Un día como otro cualquiera...
- Ramón Ballesteros Maldonado
- 17 feb 2021
- 2 Min. de lectura
Actualizado: 19 abr 2021
El farmacéutico me miró con esos ojos de complicidad compasiva:
-¿Un poco de ansiedad? -dijo cuando vio el nombre del medicamento en la receta electrónica que hacía escasos minutos había imprimido mi médico.
-Sí -fue mi respuesta, casi un susurro bajo mi avergonzado ego.
Me extendió el pedido: Citalopram 20 y Diazepam 5mg... «otra vez a empezar» -me dije con la moral por los suelos.
Notareis que esto que acabo de narrar os puede sonar de alguna que otra vez. Sí, es cierto: no estas sólo. Una de las muchas cosas que aprendemos de esta enfermedad es como se lleva con silenciosa vergüenza ante una sociedad cada día más narcisista e individualista. Por suerte las barreras del miedo ceden ante el número escandaloso de casos que han sucedido y que hoy en día están colapsando el sistema sanitario.
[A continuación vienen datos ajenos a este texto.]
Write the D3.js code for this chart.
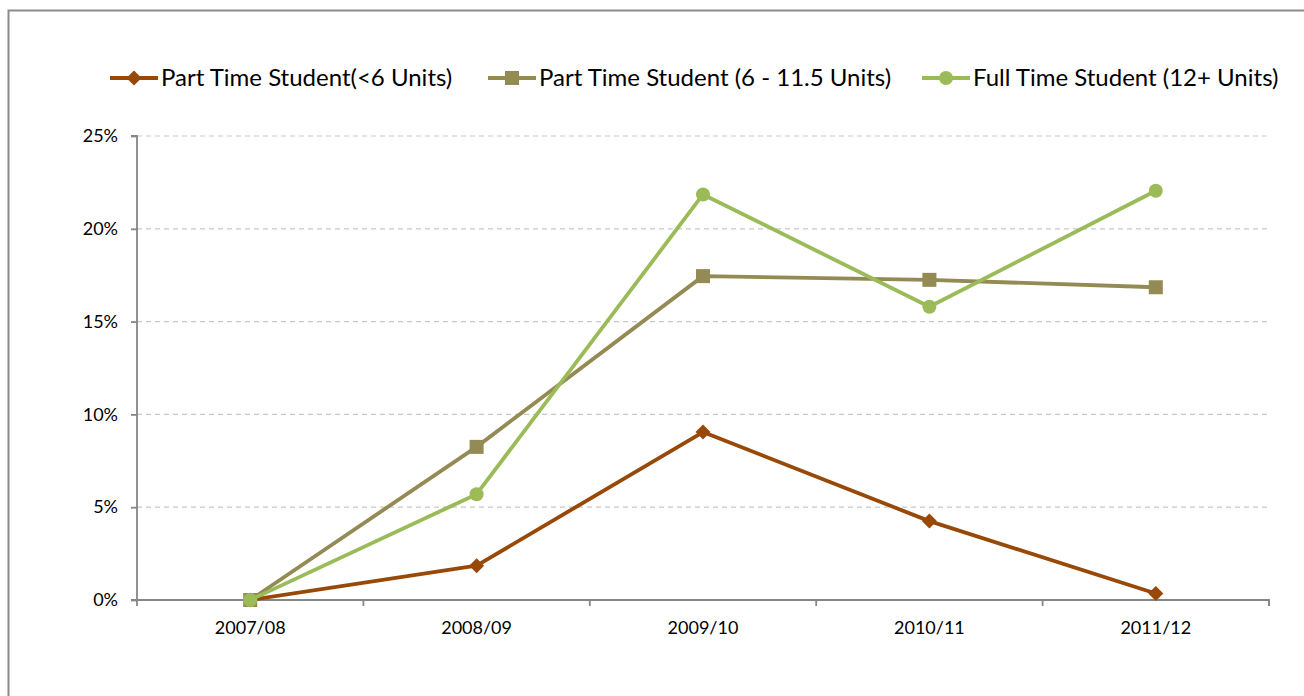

Yo empecé hace muchos años, tal vez demasiados para el gusto de cualquier mortal. Lo recuerdo como si fuera ahora mismo y por fortuna aquella sensación tan desagradable de muerte inminente no me acompaña con el recuerdo. Sucedió mientras trabajaba en el sector de la metalúrgica. Llevaba muchos años currando como otro más en las muchas cadenas de montaje que en aquella época habían, sin necesidad de ninguna cualificación profesional, idioma o cuna: sólo bastaba con querer aprender y currar.
Un buen día (nótese el manifiesto sarcasmo) estaba tranquilo e imbuido en mi faena como otro día más, pero yo mismo me engañaba: no estaba tranquilo. Hacía semanas que mi mente volaba sin remisión al desastre absoluto en ideas negativas, destructivas y aberrantes, que ni hoy mismo entiendo el por qué ni el cómo me las planteaba; escenarios ficticios de luchas sin sentidos, en busca de una justicia social que no reclamaba nadie, o para curar una herida del pasado por una traición o desprecio: ¡Cuánto daño han hecho (y hacen) las palabras!
Estaba sentado, esperando el próximo pedido en la pausa de cinco segundo que me sobraba entre una comanda y la otra. Al levantarme sentí como el mundo se tambaleaba bajo mis pies y mi cabeza dio un vuelco. El mareo fue un instante para a continuación sentir el dolor en el pecho: el malestar, el sudor y las palpitaciones fue lo siguiente acompañado del pánico y la «certeza» de que iba a morir. Dejé el trabajo y rumbo en taxi fui a un ambulatorio donde me atendieron. Me confirmaron que todo estaba bien, el electrocardiograma era normal y el ritmo cardiaco había descendido, pero no mi mosqueo y mi absoluto negacionismo a lo que me decían. En ese instante comenzó todo y una larga lucha contra mi mismo.
Esta fue mi experiencia y aunque ha pasado muchos años (más de veinte) sé que nunca sería la persona que soy hoy sin esta experiencia.